Toda essa independência política com relação à metrópole emanava das grandes distâncias que aumentavam os custos da intervenção direta a níveis que inibiam a ação do governo britânico. Em adição a esse fator, a Inglaterra, durante o século em que a colonização iniciava na América do Norte, estava cercada de confrontações internas de ordem religiosa e política. Levando-se em conta essa conjuntura, dispender recursos com colônias em fase embrionária no extremo ocidente do Oceano Atlântico representava uma tarefa sem sentido prático. A falta de preocupação por parte da metrópole não renderia apenas a ausência de discussão sobre assuntos internos das colônias, mas também na deficiência da defesa contra outras nações européias. Isso resultou em alguma atenção dos colonos em relação à necessidade de organizar seus sistemas de defesa por si próprios10. Logo, é de se notar que a negligência britânica, em grande medida, ajudou a solidificar a independência política das treze colônias tanto no âmbito doméstico como no internacional.

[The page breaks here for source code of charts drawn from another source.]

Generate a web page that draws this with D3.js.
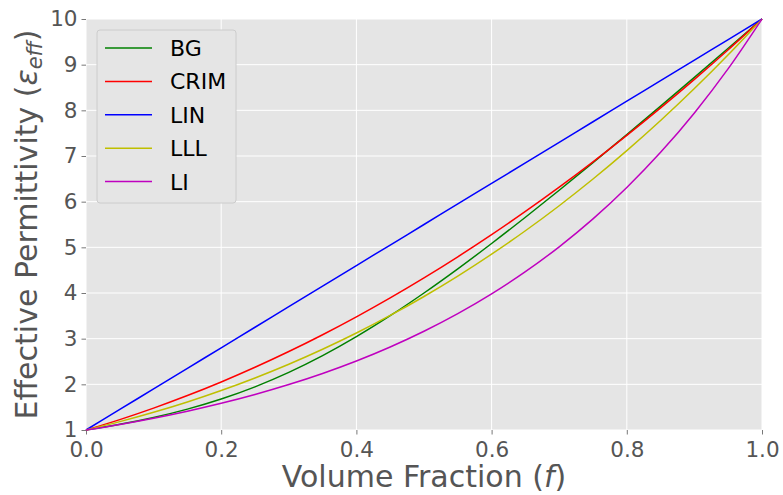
<!DOCTYPE html>
<html><head><meta charset="utf-8">
<script src="https://cdn.jsdelivr.net/npm/d3@7"></script>
<style>body{margin:0;background:#fff}svg{display:block}text{font-family:"DejaVu Sans",sans-serif}</style>
</head><body>
<svg id="c" width="783" height="495"></svg>
<script>
const fractions = [0,0.05,0.1,0.15,0.2,0.25,0.3,0.35,0.4,0.45,0.5,0.55,0.6,0.65,0.7,0.75,0.8,0.85,0.9,0.95,1];
const bgValues = [1,1.1239,1.2742,1.4569,1.6786,1.9453,2.2612,2.6278,3.0431,3.5025,4.0,4.529,5.0836,5.6586,6.25,6.8545,7.4694,8.0928,8.7232,9.3592,10];
const crimValues = [1,1.2279,1.4792,1.7539,2.0519,2.3734,2.7182,3.0863,3.4779,3.8928,4.3311,4.7928,5.2779,5.7863,6.3182,6.8734,7.4519,8.0539,8.6792,9.3279,10];
const linValues = [1,1.45,1.9,2.35,2.8,3.25,3.7,4.15,4.6,5.05,5.5,5.95,6.4,6.85,7.3,7.75,8.2,8.65,9.1,9.55,10];
const lllValues = [1,1.1833,1.3879,1.6146,1.8649,2.1398,2.4404,2.7679,3.1235,3.5083,3.9235,4.3702,4.8496,5.3629,5.9111,6.4955,7.1172,7.7773,8.4771,9.2176,10];
const liValues = [1,1.122,1.2589,1.4125,1.5849,1.7783,1.9953,2.2387,2.5119,2.8184,3.1623,3.5481,3.9811,4.4668,5.0119,5.6234,6.3096,7.0795,7.9433,8.9125,10];
const seriesNames = ["BG","CRIM","LIN","LLL","LI"];
const seriesColors = ["#008000","#ff0000","#0000ff","#bfbf00","#bf00bf"];
const xTicks = [0,0.2,0.4,0.6,0.8,1.0];
const yTicks = [1,2,3,4,5,6,7,8,9,10];

const allValues = [bgValues, crimValues, linValues, lllValues, liValues];
const svg = d3.select("#c");
const L=86,R=762,T=19,B=430;
const x = d3.scaleLinear().domain([0,1]).range([L,R]);
const y = d3.scaleLinear().domain([1,10]).range([B,T]);

svg.append("rect").attr("x",L).attr("y",T).attr("width",R-L).attr("height",B-T).attr("fill","#e5e5e5");
const g = svg.append("g");
g.selectAll(".gx").data(xTicks).enter().append("line")
 .attr("x1",d=>x(d)).attr("x2",d=>x(d)).attr("y1",T).attr("y2",B).attr("stroke","#fff").attr("stroke-width",1);
g.selectAll(".gy").data(yTicks).enter().append("line")
 .attr("y1",d=>y(d)).attr("y2",d=>y(d)).attr("x1",L).attr("x2",R).attr("stroke","#fff").attr("stroke-width",1);

const xa = svg.append("g").attr("transform",`translate(0,${B})`)
 .call(d3.axisBottom(x).tickValues(xTicks).tickFormat(d3.format(".1f")).tickSize(4.5).tickPadding(7));
const ya = svg.append("g").attr("transform",`translate(${L},0)`)
 .call(d3.axisLeft(y).tickValues(yTicks).tickFormat(d3.format("d")).tickSize(4.5).tickPadding(4));
[xa,ya].forEach(a=>{
  a.select(".domain").remove();
  a.selectAll(".tick line").attr("stroke","#555").attr("stroke-width",0.8);
  a.selectAll(".tick text").attr("fill","#555").style("font-size","21.5px").style("font-family","DejaVu Sans");
});

const line = d3.line().x((d,i)=>x(fractions[i])).y(d=>y(d)).curve(d3.curveMonotoneX);
const plot = svg.append("g");
allValues.forEach((vals,k)=>{
  plot.append("path").datum(vals).attr("d",line).attr("fill","none")
   .attr("stroke",seriesColors[k]).attr("stroke-width",1.5);
});

// legend
const lg = svg.append("g");
lg.append("rect").attr("x",97).attr("y",30).attr("width",139).attr("height",173).attr("rx",3)
 .attr("fill","#e5e5e5").attr("stroke","#cccccc").attr("stroke-width",1);
seriesNames.forEach((n,k)=>{
  const yy = 48 + k*33.4;
  lg.append("line").attr("x1",105).attr("x2",152).attr("y1",yy).attr("y2",yy)
   .attr("stroke",seriesColors[k]).attr("stroke-width",1.5);
  lg.append("text").attr("x",170).attr("y",yy+8).text(n).style("font-size","22px").attr("fill","#000");
});

// axis labels
const xl = svg.append("text").attr("x",(L+R)/2).attr("y",487).attr("text-anchor","middle")
 .attr("fill","#555").style("font-size","30px");
xl.append("tspan").text("Volume Fraction (");
xl.append("tspan").text("f").style("font-style","italic");
xl.append("tspan").text(")");

const yl = svg.append("text").attr("transform",`translate(37,${(T+B)/2}) rotate(-90)`).attr("text-anchor","middle")
 .attr("fill","#555").style("font-size","30px");
yl.append("tspan").text("Effective Permittivity (");
yl.append("tspan").text("ε").style("font-style","italic");
yl.append("tspan").text("eff").style("font-style","italic").style("font-size","21px").attr("dy","5");
yl.append("tspan").text(")").attr("dy","-5");
</script>
</body></html>
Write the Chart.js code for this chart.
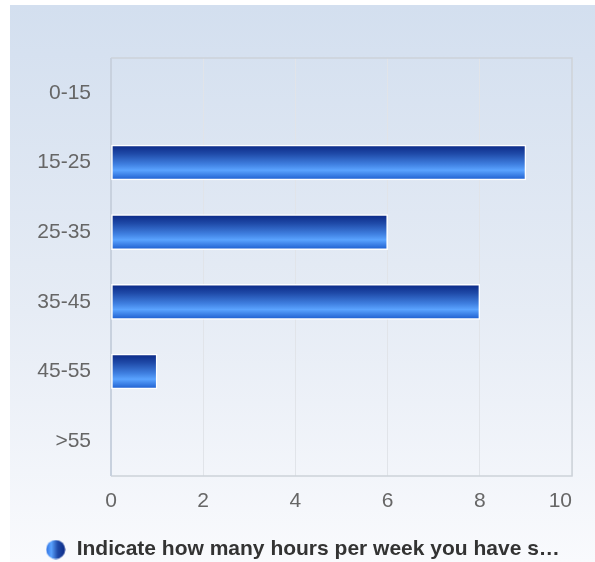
<!DOCTYPE html>
<html>
<head>
<meta charset="utf-8">
<script src="https://cdn.jsdelivr.net/npm/chart.js@4"></script>
<style>
  html, body { margin: 0; padding: 0; background: #ffffff; }
  #wrap { position: relative; width: 595px; height: 562px; }
  #bg {
    position: absolute; left: 10px; top: 5px; right: 0; bottom: 0;
    background: linear-gradient(to bottom, #d3dfef 0%, #e6ecf5 55%, #f9fafd 100%);
  }
  #hoursChart { position: absolute; left: 0; top: 0; }
</style>
</head>
<body>
<div id="wrap">
  <div id="bg"></div>
  <canvas id="hoursChart" width="595" height="562"></canvas>
</div>
<script>
const categories = ['0-15', '15-25', '25-35', '35-45', '45-55', '>55'];
const hours = [0, 9, 6, 8, 1, 0];
const seriesLabel = 'Indicate how many hours per week you have s\u2026';

const FONT = '"Liberation Sans", Arial, sans-serif';
const TICK_FONT = { family: FONT, size: 21 };
const TICK_COLOR = '#666666';
const X_PAD = 13;
const BAR_PX = 35;

// glossy blue fill, dark on top, light band near the bottom
function barFill(ctx) {
  const chart = ctx.chart;
  const yScale = chart.scales.y;
  if (ctx.type === 'data' && !ctx.raw) return 'rgba(0,0,0,0)';
  if (!chart.chartArea || !yScale || ctx.type !== 'data') return '#2a5fd0';
  const yc = yScale.getPixelForValue(ctx.dataIndex);
  if (!Number.isFinite(yc)) return '#2a5fd0';
  const g = chart.ctx.createLinearGradient(0, yc - BAR_PX / 2, 0, yc + BAR_PX / 2);
  g.addColorStop(0, '#0a2784');
  g.addColorStop(0.25, '#1f4aa8');
  g.addColorStop(0.55, '#3f7fe0');
  g.addColorStop(0.72, '#5aa3ff');
  g.addColorStop(1, '#1b5bcc');
  return g;
}

// round legend marker with the same gradient turned sideways
function legendDot() {
  const c = document.createElement('canvas');
  c.width = 20; c.height = 20;
  const x = c.getContext('2d');
  const g = x.createLinearGradient(0, 0, 20, 0);
  g.addColorStop(0, '#2f6fe0');
  g.addColorStop(0.28, '#5aa3ff');
  g.addColorStop(0.6, '#1f4aa8');
  g.addColorStop(1, '#0a2784');
  x.fillStyle = g;
  x.beginPath();
  x.arc(10, 10, 9.5, 0, Math.PI * 2);
  x.fill();
  return c;
}

const frame = {
  id: 'frame',
  beforeDatasetsDraw(chart) {
    const { ctx, chartArea: a } = chart;
    ctx.save();
    ctx.lineWidth = 1.5;
    ctx.strokeStyle = '#cdd2d9';
    ctx.beginPath();
    ctx.moveTo(a.left, a.top);
    ctx.lineTo(a.right, a.top);
    ctx.lineTo(a.right, a.bottom);
    ctx.lineTo(a.left, a.bottom);
    ctx.stroke();
    ctx.strokeStyle = '#c8d1de';
    ctx.lineWidth = 2;
    ctx.beginPath();
    ctx.moveTo(a.left, a.top);
    ctx.lineTo(a.left, a.bottom);
    ctx.stroke();
    ctx.restore();
  },
  // last x label sits flush with the right edge of the plot
  afterDraw(chart) {
    const s = chart.scales.x;
    const last = s.ticks[s.ticks.length - 1];
    const ctx = chart.ctx;
    ctx.save();
    ctx.font = `${TICK_FONT.size}px ${TICK_FONT.family}`;
    ctx.fillStyle = TICK_COLOR;
    ctx.textAlign = 'right';
    ctx.textBaseline = 'middle';
    ctx.fillText(String(last.value), s.getPixelForValue(last.value), s.top + X_PAD + TICK_FONT.size * 0.6);
    ctx.restore();
  }
};

new Chart(document.getElementById('hoursChart'), {
  type: 'bar',
  data: {
    labels: categories,
    datasets: [{
      label: seriesLabel,
      data: hours,
      backgroundColor: barFill,
      borderColor: '#ffffff',
      borderWidth: ctx => (ctx.raw ? 1.5 : 0),
      borderSkipped: false,
      barThickness: BAR_PX
    }]
  },
  options: {
    indexAxis: 'y',
    responsive: false,
    animation: false,
    layout: { padding: { left: 10, top: 58, right: 0, bottom: -8 } },
    scales: {
      x: {
        min: 0,
        max: 10,
        ticks: {
          stepSize: 2,
          color: TICK_COLOR,
          padding: X_PAD,
          font: TICK_FONT,
          callback: (v, i, ticks) => (i === ticks.length - 1 ? '' : v)
        },
        grid: { color: '#e1e4e9', drawTicks: false },
        border: { display: false },
        afterFit: s => { s.height = 57; s.paddingRight = 0; }
      },
      y: {
        ticks: { color: TICK_COLOR, padding: 20, font: TICK_FONT },
        grid: { display: false, drawTicks: false },
        border: { display: false },
        afterFit: s => { s.width = 101; }
      },
      // empty strip on the right of the plot
      yPad: {
        type: 'linear',
        position: 'right',
        ticks: { display: false },
        grid: { display: false, drawTicks: false },
        border: { display: false },
        afterFit: s => { s.width = 23; }
      }
    },
    plugins: {
      legend: {
        position: 'bottom',
        labels: {
          usePointStyle: true,
          pointStyle: legendDot(),
          color: '#333333',
          padding: 6,
          font: { family: FONT, size: 21, weight: 'bold' }
        }
      },
      tooltip: { enabled: false }
    }
  },
  plugins: [frame]
});
</script>
</body>
</html>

1. 2 A Administração Portuguesa

A colonização no Brasil iniciou-se quase um século mais cedo que na América do Norte. Embora os portugueses tivessem chegado em 1500, foi apenas trinta anos depois que a ocupação efetiva da terra começou. Ao contrário do caso da América Hispânica, a aparente falta de recursos naturais valiosos como ouro e prata, levaram à indiferençaPage 231 temporária dos conquistadores ibéricos11. Com a exceção do pau-brasil, do qual se extraía uma tintura avermelhada própria para o tingimento de tecidos, nada no território era de interesse econômico imediato.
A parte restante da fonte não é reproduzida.